(Records with drawing code)
---------------

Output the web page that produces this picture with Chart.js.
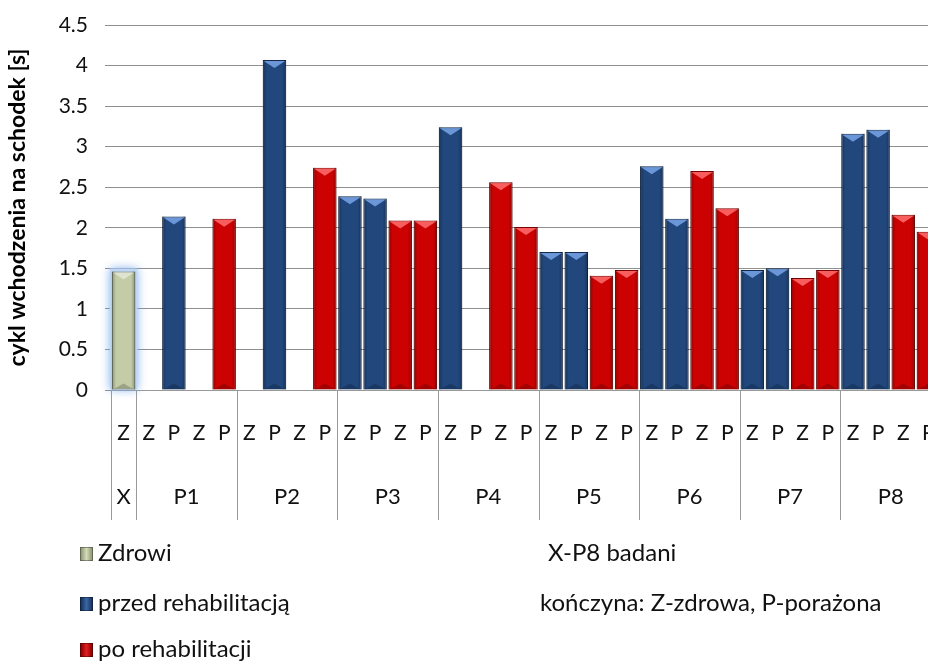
<!DOCTYPE html>
<html>
<head>
<meta charset="utf-8">
<script src="https://cdn.jsdelivr.net/npm/chart.js@4"></script>
<style>
  html, body { margin: 0; padding: 0; background: #fff; overflow: hidden; width: 928px; height: 661px; }
  #wrap { position: relative; width: 966px; height: 661px; }
  .leg { position: absolute; font-family: Lato, "Liberation Sans", sans-serif; font-size: 24px; color: #111; white-space: nowrap; line-height: 24px; }
  .mk { display: inline-block; width: 13px; height: 14px; margin-right: 5px; vertical-align: 0px; border: 1px solid rgba(0,0,0,0.35); box-sizing: border-box; }
</style>
</head>
<body>
<div id="wrap">
  <canvas id="myChart" width="966" height="661"></canvas>
  <div class="leg" style="left:80px; top:540px;"><span class="mk" style="background:linear-gradient(90deg,#8f9877,#d3dbb8 50%,#8f9877);"></span>Zdrowi</div>
  <div class="leg" style="left:80px; top:590px;"><span class="mk" style="background:linear-gradient(90deg,#17345f,#3a66a3 50%,#17345f);"></span>przed rehabilitacją</div>
  <div class="leg" style="left:80px; top:636px;"><span class="mk" style="background:linear-gradient(90deg,#8e0000,#e02020 50%,#8e0000);"></span>po rehabilitacji</div>
  <div class="leg" style="left:548px; top:540px;">X-P8 badani</div>
  <div class="leg" style="left:540px; top:590px;">kończyna: Z-zdrowa, P-porażona</div>
</div>
<script>
// Data

const patients = ["P1", "P2", "P3", "P4", "P5", "P6", "P7", "P8"];
const limbs = ["Z", "P"];
const zdrowi = [1.46];
const przedZ = [null, null, 2.39, 3.24, 1.7, 2.76, 1.48, 3.16];
const przedP = [2.14, 4.07, 2.36, null, 1.7, 2.11, 1.5, 3.21];
const poZ = [null, null, 2.09, 2.56, 1.41, 2.7, 1.38, 2.16];
const poP = [2.11, 2.74, 2.09, 2.01, 1.48, 2.24, 1.48, 1.95];

// build slot arrays: X slot, then Z P Z P for each patient
const labels = ["Z"];
const groups = [{ name: "X", from: 0, to: 0 }];
const zdrowiData = [zdrowi[0]];
const przedData = [null];
const poData = [null];

for (let i = 0; i < patients.length; i++) {
  const start = labels.length;
  labels.push(limbs[0], limbs[1], limbs[0], limbs[1]);
  groups.push({ name: patients[i], from: start, to: start + 3 });
  zdrowiData.push(null, null, null, null);
  przedData.push(przedZ[i], przedP[i], null, null);
  poData.push(null, null, poZ[i], poP[i]);
}

const FONT = "Lato, 'Liberation Sans', sans-serif";

// bevel shading over each bar
const bevel = {
  id: "bevel",
  beforeDatasetsDraw(chart) {
    const ctx = chart.ctx;
    const meta = chart.getDatasetMeta(0);
    meta.data.forEach((el, i) => {
      if (zdrowiData[i] == null) return;
      const p = el.getProps(["x", "y", "base", "width"], true);
      ctx.save();
      ctx.shadowColor = "rgba(120,170,235,0.9)";
      ctx.shadowBlur = 10;
      ctx.fillStyle = "rgba(190,215,245,1)";
      ctx.fillRect(p.x - p.width / 2 - 2, p.y - 3, p.width + 4, p.base - p.y + 3);
      ctx.restore();
    });
  },
  afterDatasetsDraw(chart) {
    const ctx = chart.ctx;
    const tops = ["rgba(255,255,255,0.45)", "rgba(120,165,230,0.85)", "rgba(255,110,110,0.85)"];
    chart.data.datasets.forEach((ds, d) => {
      chart.getDatasetMeta(d).data.forEach((el, i) => {
        if (ds.data[i] == null) return;
        const p = el.getProps(["x", "y", "base", "width"], true);
        const l = p.x - p.width / 2, r = p.x + p.width / 2;
        ctx.save();
        const g = ctx.createLinearGradient(l, 0, r, 0);
        g.addColorStop(0, "rgba(0,0,0,0.28)");
        g.addColorStop(0.18, "rgba(0,0,0,0)");
        g.addColorStop(0.82, "rgba(0,0,0,0)");
        g.addColorStop(1, "rgba(0,0,0,0.28)");
        ctx.fillStyle = g;
        ctx.fillRect(l, p.y, p.width, p.base - p.y);
        ctx.fillStyle = tops[d];
        ctx.beginPath();
        ctx.moveTo(l + 1, p.y + 1);
        ctx.lineTo(r - 1, p.y + 1);
        ctx.lineTo(p.x, p.y + 8);
        ctx.closePath();
        ctx.fill();
        ctx.fillStyle = "rgba(0,0,0,0.2)";
        ctx.beginPath();
        ctx.moveTo(l + 1, p.base);
        ctx.lineTo(r - 1, p.base);
        ctx.lineTo(p.x, p.base - 6);
        ctx.closePath();
        ctx.fill();
        ctx.restore();
      });
    });
  },
};

// group separators and group names under the Z/P row
const groupAxis = {
  id: "groupAxis",
  afterDraw(chart) {
    const ctx = chart.ctx;
    const x = chart.scales.x;
    const top = chart.chartArea.bottom;
    const bottom = x.bottom;
    const half = (x.getPixelForValue(1) - x.getPixelForValue(0)) / 2;
    ctx.save();
    ctx.strokeStyle = "#9a9a9a";
    ctx.lineWidth = 1;
    ctx.fillStyle = "#111";
    ctx.font = "22px " + FONT;
    ctx.textAlign = "center";
    ctx.textBaseline = "middle";
    groups.forEach((g) => {
      const a = x.getPixelForValue(g.from) - half;
      const b = x.getPixelForValue(g.to) + half;
      ctx.beginPath();
      ctx.moveTo(Math.round(a) + 0.5, top);
      ctx.lineTo(Math.round(a) + 0.5, bottom);
      ctx.stroke();
      ctx.fillText(g.name, (a + b) / 2, top + 107);
    });
    ctx.restore();
  },
};

new Chart(document.getElementById("myChart"), {
  type: "bar",
  data: {
    labels: labels,
    datasets: [
      {
        label: "Zdrowi",
        data: zdrowiData,
        backgroundColor: "#c3cca6",
        borderColor: "#6f7760",
      },
      {
        label: "przed rehabilitacją",
        data: przedData,
        backgroundColor: "#21477d",
        borderColor: "#132a4c",
      },
      {
        label: "po rehabilitacji",
        data: poData,
        backgroundColor: "#cc0202",
        borderColor: "#7a0000",
      },
    ],
  },
  options: {
    responsive: false,
    animation: false,
    layout: { padding: { top: 25, right: 25, bottom: 141, left: 4 } },
    datasets: {
      bar: {
        grouped: false,
        barPercentage: 0.93,
        categoryPercentage: 1.0,
        borderWidth: 1,
      },
    },
    plugins: { legend: { display: false }, tooltip: { enabled: false } },
    scales: {
      x: {
        grid: { display: false },
        border: { color: "#9a9a9a" },
        ticks: {
          autoSkip: false,
          maxRotation: 0,
          padding: 23,
          color: "#111",
          font: { family: FONT, size: 21 },
        },
        afterFit(scale) {
          scale.height = 130;
        },
      },
      y: {
        min: 0,
        max: 4.5,
        border: { display: false },
        grid: { color: "#8f8f8f", tickLength: 6 },
        ticks: {
          stepSize: 0.5,
          padding: 17,
          color: "#111",
          font: { family: FONT, size: 21 },
          callback: (v) => String(v),
        },
        title: {
          display: true,
          text: "cykl wchodzenia na schodek [s]",
          color: "#000",
          font: { family: FONT, size: 23, weight: "bold" },
          padding: { top: 0, bottom: 0 },
        },
        afterFit(scale) {
          scale.width = 107;
          scale.paddingTop = 0;
          scale.paddingBottom = 0;
        },
      },
    },
  },
  plugins: [bevel, groupAxis],
});
</script>
</body>
</html>
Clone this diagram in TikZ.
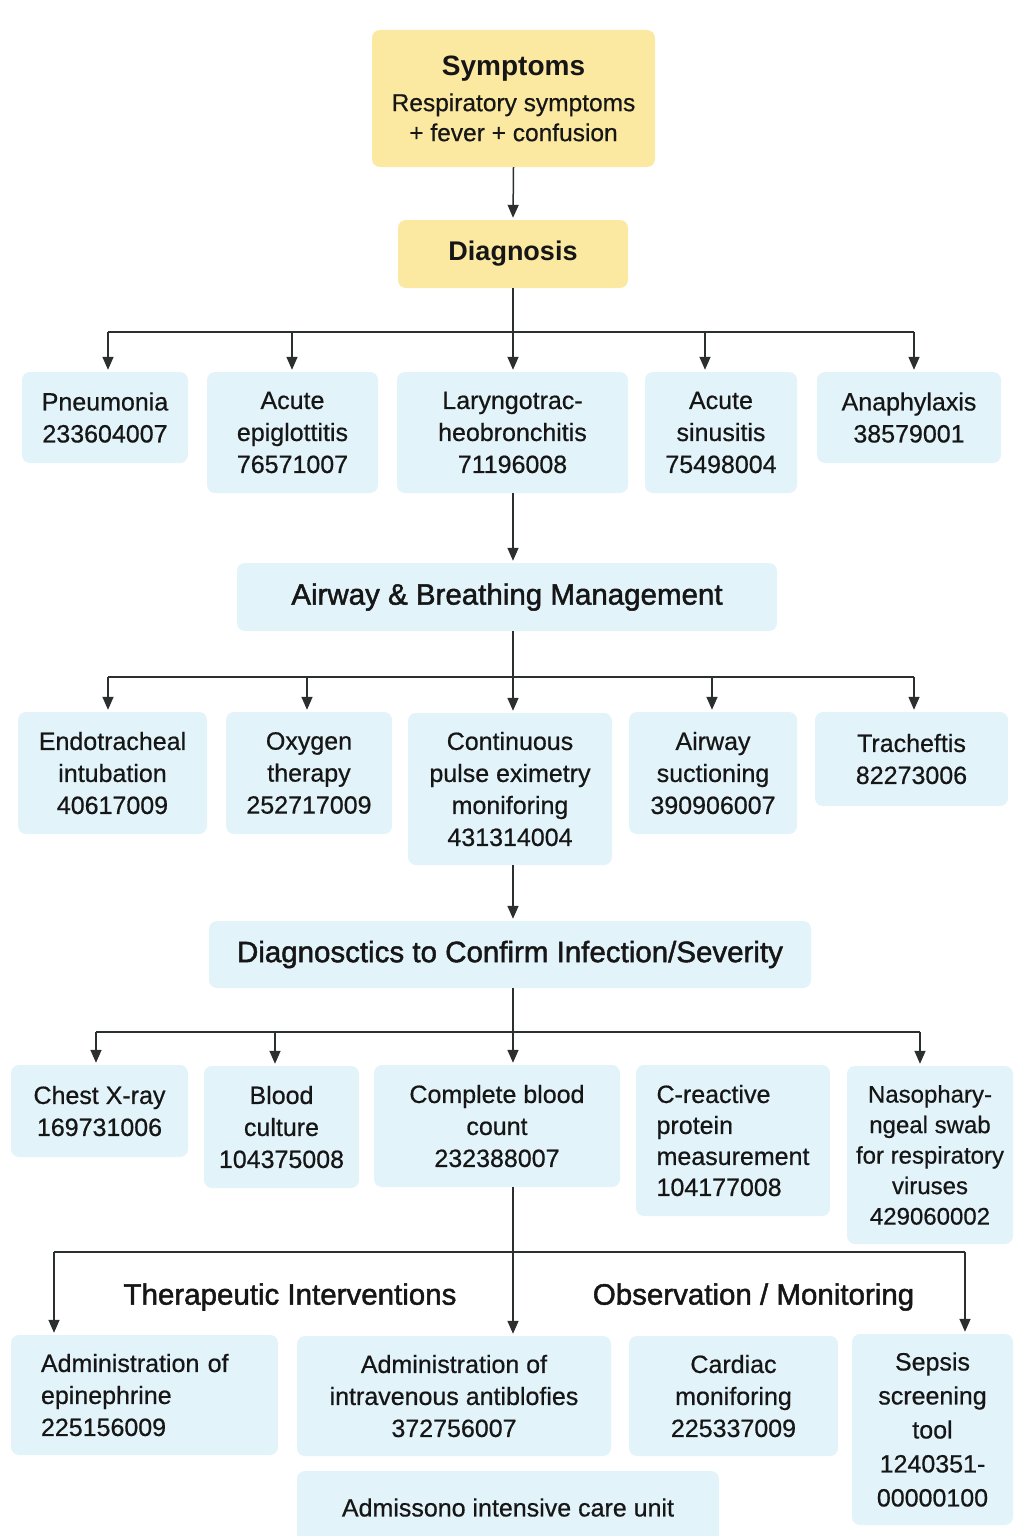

---------------

Exercise aim ▸
The material above holds pictures; copy everything else in it exactly.

Completed exercise ▸
Output the web page that produces this picture with Chart.js.
<!DOCTYPE html>
<html>
<head>
<meta charset="utf-8">
<script src="https://cdn.jsdelivr.net/npm/chart.js@4"></script>
<style>
  html, body { margin: 0; padding: 0; background: #fff; overflow: hidden; width: 928px; height: 661px; }
  #wrap { position: relative; width: 966px; height: 661px; }
  .leg { position: absolute; font-family: Lato, "Liberation Sans", sans-serif; font-size: 24px; color: #111; white-space: nowrap; line-height: 24px; }
  .mk { display: inline-block; width: 13px; height: 14px; margin-right: 5px; vertical-align: 0px; border: 1px solid rgba(0,0,0,0.35); box-sizing: border-box; }
</style>
</head>
<body>
<div id="wrap">
  <canvas id="myChart" width="966" height="661"></canvas>
  <div class="leg" style="left:80px; top:540px;"><span class="mk" style="background:linear-gradient(90deg,#8f9877,#d3dbb8 50%,#8f9877);"></span>Zdrowi</div>
  <div class="leg" style="left:80px; top:590px;"><span class="mk" style="background:linear-gradient(90deg,#17345f,#3a66a3 50%,#17345f);"></span>przed rehabilitacją</div>
  <div class="leg" style="left:80px; top:636px;"><span class="mk" style="background:linear-gradient(90deg,#8e0000,#e02020 50%,#8e0000);"></span>po rehabilitacji</div>
  <div class="leg" style="left:548px; top:540px;">X-P8 badani</div>
  <div class="leg" style="left:540px; top:590px;">kończyna: Z-zdrowa, P-porażona</div>
</div>
<script>
// Data

const patients = ["P1", "P2", "P3", "P4", "P5", "P6", "P7", "P8"];
const limbs = ["Z", "P"];
const zdrowi = [1.46];
const przedZ = [null, null, 2.39, 3.24, 1.7, 2.76, 1.48, 3.16];
const przedP = [2.14, 4.07, 2.36, null, 1.7, 2.11, 1.5, 3.21];
const poZ = [null, null, 2.09, 2.56, 1.41, 2.7, 1.38, 2.16];
const poP = [2.11, 2.74, 2.09, 2.01, 1.48, 2.24, 1.48, 1.95];

// build slot arrays: X slot, then Z P Z P for each patient
const labels = ["Z"];
const groups = [{ name: "X", from: 0, to: 0 }];
const zdrowiData = [zdrowi[0]];
const przedData = [null];
const poData = [null];

for (let i = 0; i < patients.length; i++) {
  const start = labels.length;
  labels.push(limbs[0], limbs[1], limbs[0], limbs[1]);
  groups.push({ name: patients[i], from: start, to: start + 3 });
  zdrowiData.push(null, null, null, null);
  przedData.push(przedZ[i], przedP[i], null, null);
  poData.push(null, null, poZ[i], poP[i]);
}

const FONT = "Lato, 'Liberation Sans', sans-serif";

// bevel shading over each bar
const bevel = {
  id: "bevel",
  beforeDatasetsDraw(chart) {
    const ctx = chart.ctx;
    const meta = chart.getDatasetMeta(0);
    meta.data.forEach((el, i) => {
      if (zdrowiData[i] == null) return;
      const p = el.getProps(["x", "y", "base", "width"], true);
      ctx.save();
      ctx.shadowColor = "rgba(120,170,235,0.9)";
      ctx.shadowBlur = 10;
      ctx.fillStyle = "rgba(190,215,245,1)";
      ctx.fillRect(p.x - p.width / 2 - 2, p.y - 3, p.width + 4, p.base - p.y + 3);
      ctx.restore();
    });
  },
  afterDatasetsDraw(chart) {
    const ctx = chart.ctx;
    const tops = ["rgba(255,255,255,0.45)", "rgba(120,165,230,0.85)", "rgba(255,110,110,0.85)"];
    chart.data.datasets.forEach((ds, d) => {
      chart.getDatasetMeta(d).data.forEach((el, i) => {
        if (ds.data[i] == null) return;
        const p = el.getProps(["x", "y", "base", "width"], true);
        const l = p.x - p.width / 2, r = p.x + p.width / 2;
        ctx.save();
        const g = ctx.createLinearGradient(l, 0, r, 0);
        g.addColorStop(0, "rgba(0,0,0,0.28)");
        g.addColorStop(0.18, "rgba(0,0,0,0)");
        g.addColorStop(0.82, "rgba(0,0,0,0)");
        g.addColorStop(1, "rgba(0,0,0,0.28)");
        ctx.fillStyle = g;
        ctx.fillRect(l, p.y, p.width, p.base - p.y);
        ctx.fillStyle = tops[d];
        ctx.beginPath();
        ctx.moveTo(l + 1, p.y + 1);
        ctx.lineTo(r - 1, p.y + 1);
        ctx.lineTo(p.x, p.y + 8);
        ctx.closePath();
        ctx.fill();
        ctx.fillStyle = "rgba(0,0,0,0.2)";
        ctx.beginPath();
        ctx.moveTo(l + 1, p.base);
        ctx.lineTo(r - 1, p.base);
        ctx.lineTo(p.x, p.base - 6);
        ctx.closePath();
        ctx.fill();
        ctx.restore();
      });
    });
  },
};

// group separators and group names under the Z/P row
const groupAxis = {
  id: "groupAxis",
  afterDraw(chart) {
    const ctx = chart.ctx;
    const x = chart.scales.x;
    const top = chart.chartArea.bottom;
    const bottom = x.bottom;
    const half = (x.getPixelForValue(1) - x.getPixelForValue(0)) / 2;
    ctx.save();
    ctx.strokeStyle = "#9a9a9a";
    ctx.lineWidth = 1;
    ctx.fillStyle = "#111";
    ctx.font = "22px " + FONT;
    ctx.textAlign = "center";
    ctx.textBaseline = "middle";
    groups.forEach((g) => {
      const a = x.getPixelForValue(g.from) - half;
      const b = x.getPixelForValue(g.to) + half;
      ctx.beginPath();
      ctx.moveTo(Math.round(a) + 0.5, top);
      ctx.lineTo(Math.round(a) + 0.5, bottom);
      ctx.stroke();
      ctx.fillText(g.name, (a + b) / 2, top + 107);
    });
    ctx.restore();
  },
};

new Chart(document.getElementById("myChart"), {
  type: "bar",
  data: {
    labels: labels,
    datasets: [
      {
        label: "Zdrowi",
        data: zdrowiData,
        backgroundColor: "#c3cca6",
        borderColor: "#6f7760",
      },
      {
        label: "przed rehabilitacją",
        data: przedData,
        backgroundColor: "#21477d",
        borderColor: "#132a4c",
      },
      {
        label: "po rehabilitacji",
        data: poData,
        backgroundColor: "#cc0202",
        borderColor: "#7a0000",
      },
    ],
  },
  options: {
    responsive: false,
    animation: false,
    layout: { padding: { top: 25, right: 25, bottom: 141, left: 4 } },
    datasets: {
      bar: {
        grouped: false,
        barPercentage: 0.93,
        categoryPercentage: 1.0,
        borderWidth: 1,
      },
    },
    plugins: { legend: { display: false }, tooltip: { enabled: false } },
    scales: {
      x: {
        grid: { display: false },
        border: { color: "#9a9a9a" },
        ticks: {
          autoSkip: false,
          maxRotation: 0,
          padding: 23,
          color: "#111",
          font: { family: FONT, size: 21 },
        },
        afterFit(scale) {
          scale.height = 130;
        },
      },
      y: {
        min: 0,
        max: 4.5,
        border: { display: false },
        grid: { color: "#8f8f8f", tickLength: 6 },
        ticks: {
          stepSize: 0.5,
          padding: 17,
          color: "#111",
          font: { family: FONT, size: 21 },
          callback: (v) => String(v),
        },
        title: {
          display: true,
          text: "cykl wchodzenia na schodek [s]",
          color: "#000",
          font: { family: FONT, size: 23, weight: "bold" },
          padding: { top: 0, bottom: 0 },
        },
        afterFit(scale) {
          scale.width = 107;
          scale.paddingTop = 0;
          scale.paddingBottom = 0;
        },
      },
    },
  },
  plugins: [bevel, groupAxis],
});
</script>
</body>
</html>
Clone this diagram in TikZ.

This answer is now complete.